- Parkham
- Coordinates: 41°24′33″S 146°38′15″E﻿ / ﻿41.4093°S 146.6375°E
- Population: 129 (2016 census)
- Postcode(s): 7304
- Location: 24 km (15 mi) N of Deloraine
- LGA(s): Meander Valley, West Tamar, Latrobe
- Region: Launceston, North-west and west
- State electorate(s): Braddon; Lyons;
- Federal division(s): Braddon; Lyons;
Localities around Parkham:
| Sassafras | Sassafras | Frankford |
| Kimberley | Parkham | Reedy Marsh |
| Elizabeth Town | Weetah | Reedy Marsh |

= Parkham, Tasmania =

Parkham is a locality and small rural community in the local government areas of Meander Valley, West Tamar and Latrobe, in the Launceston and North-west and west regions of Tasmania.
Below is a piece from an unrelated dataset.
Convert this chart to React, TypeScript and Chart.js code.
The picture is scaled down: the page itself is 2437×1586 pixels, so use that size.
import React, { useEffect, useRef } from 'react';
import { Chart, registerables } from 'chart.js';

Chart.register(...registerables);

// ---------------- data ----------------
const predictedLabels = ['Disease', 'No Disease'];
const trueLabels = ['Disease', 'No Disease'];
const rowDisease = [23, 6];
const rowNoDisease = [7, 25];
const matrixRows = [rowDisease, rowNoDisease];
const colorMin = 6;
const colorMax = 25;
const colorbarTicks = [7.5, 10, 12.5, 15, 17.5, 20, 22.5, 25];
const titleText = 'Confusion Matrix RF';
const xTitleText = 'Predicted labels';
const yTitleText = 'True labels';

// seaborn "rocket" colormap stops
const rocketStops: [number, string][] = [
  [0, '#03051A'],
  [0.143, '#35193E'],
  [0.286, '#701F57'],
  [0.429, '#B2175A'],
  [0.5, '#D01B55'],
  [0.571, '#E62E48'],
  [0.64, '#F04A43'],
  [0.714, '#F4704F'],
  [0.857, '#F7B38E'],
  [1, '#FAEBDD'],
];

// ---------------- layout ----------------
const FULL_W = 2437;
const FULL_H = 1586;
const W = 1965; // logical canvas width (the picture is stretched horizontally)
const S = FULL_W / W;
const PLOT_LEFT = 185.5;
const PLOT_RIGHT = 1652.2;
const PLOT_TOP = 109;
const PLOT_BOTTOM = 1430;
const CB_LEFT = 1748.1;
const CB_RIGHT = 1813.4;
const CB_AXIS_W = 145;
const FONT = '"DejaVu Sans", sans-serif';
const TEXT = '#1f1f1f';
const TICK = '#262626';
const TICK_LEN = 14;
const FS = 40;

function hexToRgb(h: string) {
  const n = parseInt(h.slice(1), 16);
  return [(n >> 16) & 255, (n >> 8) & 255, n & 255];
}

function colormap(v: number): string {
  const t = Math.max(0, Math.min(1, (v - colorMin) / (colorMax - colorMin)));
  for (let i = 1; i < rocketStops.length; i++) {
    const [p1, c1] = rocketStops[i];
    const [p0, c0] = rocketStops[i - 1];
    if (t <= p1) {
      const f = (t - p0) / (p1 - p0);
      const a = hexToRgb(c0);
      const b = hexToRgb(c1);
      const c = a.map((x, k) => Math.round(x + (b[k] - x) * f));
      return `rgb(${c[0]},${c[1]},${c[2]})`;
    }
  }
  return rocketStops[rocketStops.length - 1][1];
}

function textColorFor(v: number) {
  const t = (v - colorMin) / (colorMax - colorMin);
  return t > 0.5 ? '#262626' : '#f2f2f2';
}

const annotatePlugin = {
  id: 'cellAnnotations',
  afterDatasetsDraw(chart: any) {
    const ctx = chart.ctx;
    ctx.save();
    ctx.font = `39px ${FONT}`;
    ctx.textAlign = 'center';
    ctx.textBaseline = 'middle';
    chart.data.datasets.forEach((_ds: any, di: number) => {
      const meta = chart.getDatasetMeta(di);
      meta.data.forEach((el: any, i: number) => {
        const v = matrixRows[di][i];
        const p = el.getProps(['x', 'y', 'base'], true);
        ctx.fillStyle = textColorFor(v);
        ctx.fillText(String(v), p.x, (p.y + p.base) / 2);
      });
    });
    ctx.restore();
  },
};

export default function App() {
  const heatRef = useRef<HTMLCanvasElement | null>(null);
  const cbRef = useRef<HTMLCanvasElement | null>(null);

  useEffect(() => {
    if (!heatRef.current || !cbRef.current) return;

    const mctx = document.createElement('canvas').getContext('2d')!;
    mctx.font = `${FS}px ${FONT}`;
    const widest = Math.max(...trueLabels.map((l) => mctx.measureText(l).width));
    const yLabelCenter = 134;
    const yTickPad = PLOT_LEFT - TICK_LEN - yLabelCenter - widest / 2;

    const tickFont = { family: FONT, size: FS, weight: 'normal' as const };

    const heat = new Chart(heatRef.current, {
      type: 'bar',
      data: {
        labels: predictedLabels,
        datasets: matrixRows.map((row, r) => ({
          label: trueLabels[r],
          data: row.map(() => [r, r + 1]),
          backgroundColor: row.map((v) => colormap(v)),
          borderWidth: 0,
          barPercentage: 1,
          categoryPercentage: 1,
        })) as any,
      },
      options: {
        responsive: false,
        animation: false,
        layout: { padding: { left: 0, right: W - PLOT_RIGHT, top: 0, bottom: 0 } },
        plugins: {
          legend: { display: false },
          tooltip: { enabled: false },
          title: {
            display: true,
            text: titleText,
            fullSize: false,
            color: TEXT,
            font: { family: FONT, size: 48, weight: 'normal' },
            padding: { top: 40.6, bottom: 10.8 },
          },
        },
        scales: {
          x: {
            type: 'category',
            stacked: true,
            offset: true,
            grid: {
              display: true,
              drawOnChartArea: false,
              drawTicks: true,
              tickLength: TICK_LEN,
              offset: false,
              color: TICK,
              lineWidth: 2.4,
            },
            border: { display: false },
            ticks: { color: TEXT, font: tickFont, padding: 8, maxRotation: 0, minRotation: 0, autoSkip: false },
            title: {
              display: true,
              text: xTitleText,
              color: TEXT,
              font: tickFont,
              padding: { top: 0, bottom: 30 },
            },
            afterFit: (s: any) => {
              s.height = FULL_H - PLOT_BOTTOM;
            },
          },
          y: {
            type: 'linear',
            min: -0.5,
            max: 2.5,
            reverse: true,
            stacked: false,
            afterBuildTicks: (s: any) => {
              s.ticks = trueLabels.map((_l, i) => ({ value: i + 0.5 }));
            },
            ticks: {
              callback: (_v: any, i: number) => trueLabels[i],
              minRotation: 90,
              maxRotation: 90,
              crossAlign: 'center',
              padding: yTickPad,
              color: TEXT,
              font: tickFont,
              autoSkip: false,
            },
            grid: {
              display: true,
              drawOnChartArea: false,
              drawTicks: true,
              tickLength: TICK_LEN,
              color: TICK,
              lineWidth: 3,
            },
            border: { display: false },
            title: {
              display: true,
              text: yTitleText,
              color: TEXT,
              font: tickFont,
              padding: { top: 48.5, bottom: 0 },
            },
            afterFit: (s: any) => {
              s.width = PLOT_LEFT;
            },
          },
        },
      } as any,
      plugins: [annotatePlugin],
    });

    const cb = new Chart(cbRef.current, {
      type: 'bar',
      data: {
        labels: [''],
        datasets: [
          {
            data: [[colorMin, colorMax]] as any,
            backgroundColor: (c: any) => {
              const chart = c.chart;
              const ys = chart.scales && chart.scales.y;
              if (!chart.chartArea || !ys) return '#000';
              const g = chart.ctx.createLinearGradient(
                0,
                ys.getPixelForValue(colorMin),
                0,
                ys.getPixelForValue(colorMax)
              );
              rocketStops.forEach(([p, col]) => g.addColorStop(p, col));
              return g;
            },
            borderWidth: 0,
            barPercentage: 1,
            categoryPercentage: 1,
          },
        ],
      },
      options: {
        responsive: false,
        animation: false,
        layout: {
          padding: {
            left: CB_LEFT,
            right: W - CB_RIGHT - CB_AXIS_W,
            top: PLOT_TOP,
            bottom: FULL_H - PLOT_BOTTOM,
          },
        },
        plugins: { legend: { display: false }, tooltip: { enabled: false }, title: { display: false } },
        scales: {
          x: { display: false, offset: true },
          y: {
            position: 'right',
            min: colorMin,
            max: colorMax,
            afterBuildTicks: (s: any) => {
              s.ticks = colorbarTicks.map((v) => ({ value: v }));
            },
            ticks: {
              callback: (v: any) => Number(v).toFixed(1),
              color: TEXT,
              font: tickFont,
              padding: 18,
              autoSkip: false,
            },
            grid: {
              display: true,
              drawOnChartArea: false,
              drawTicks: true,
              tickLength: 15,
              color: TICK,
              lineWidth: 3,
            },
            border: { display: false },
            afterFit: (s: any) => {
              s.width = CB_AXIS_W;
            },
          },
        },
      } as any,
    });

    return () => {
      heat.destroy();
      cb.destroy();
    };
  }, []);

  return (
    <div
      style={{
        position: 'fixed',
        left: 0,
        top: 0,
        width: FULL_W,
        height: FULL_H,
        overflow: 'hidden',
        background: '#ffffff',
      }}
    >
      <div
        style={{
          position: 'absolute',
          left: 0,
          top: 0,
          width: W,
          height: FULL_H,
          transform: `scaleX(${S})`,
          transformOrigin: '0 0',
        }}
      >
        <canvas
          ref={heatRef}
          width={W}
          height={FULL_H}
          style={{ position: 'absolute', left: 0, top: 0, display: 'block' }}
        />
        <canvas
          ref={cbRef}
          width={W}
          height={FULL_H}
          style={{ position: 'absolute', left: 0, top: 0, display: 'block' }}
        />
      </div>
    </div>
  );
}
It is located about 24 km north of the town of Deloraine. The 2016 census determined a population of 129 for the state suburb of Parkham.

==History==
The name ”Parkham” was applied to a Post station in the vicinity in 1886. It may be that this was named for Parkham in England.

==Road infrastructure==
The C711 route (Parkham Road) runs north-east from the Bass Highway to the locality.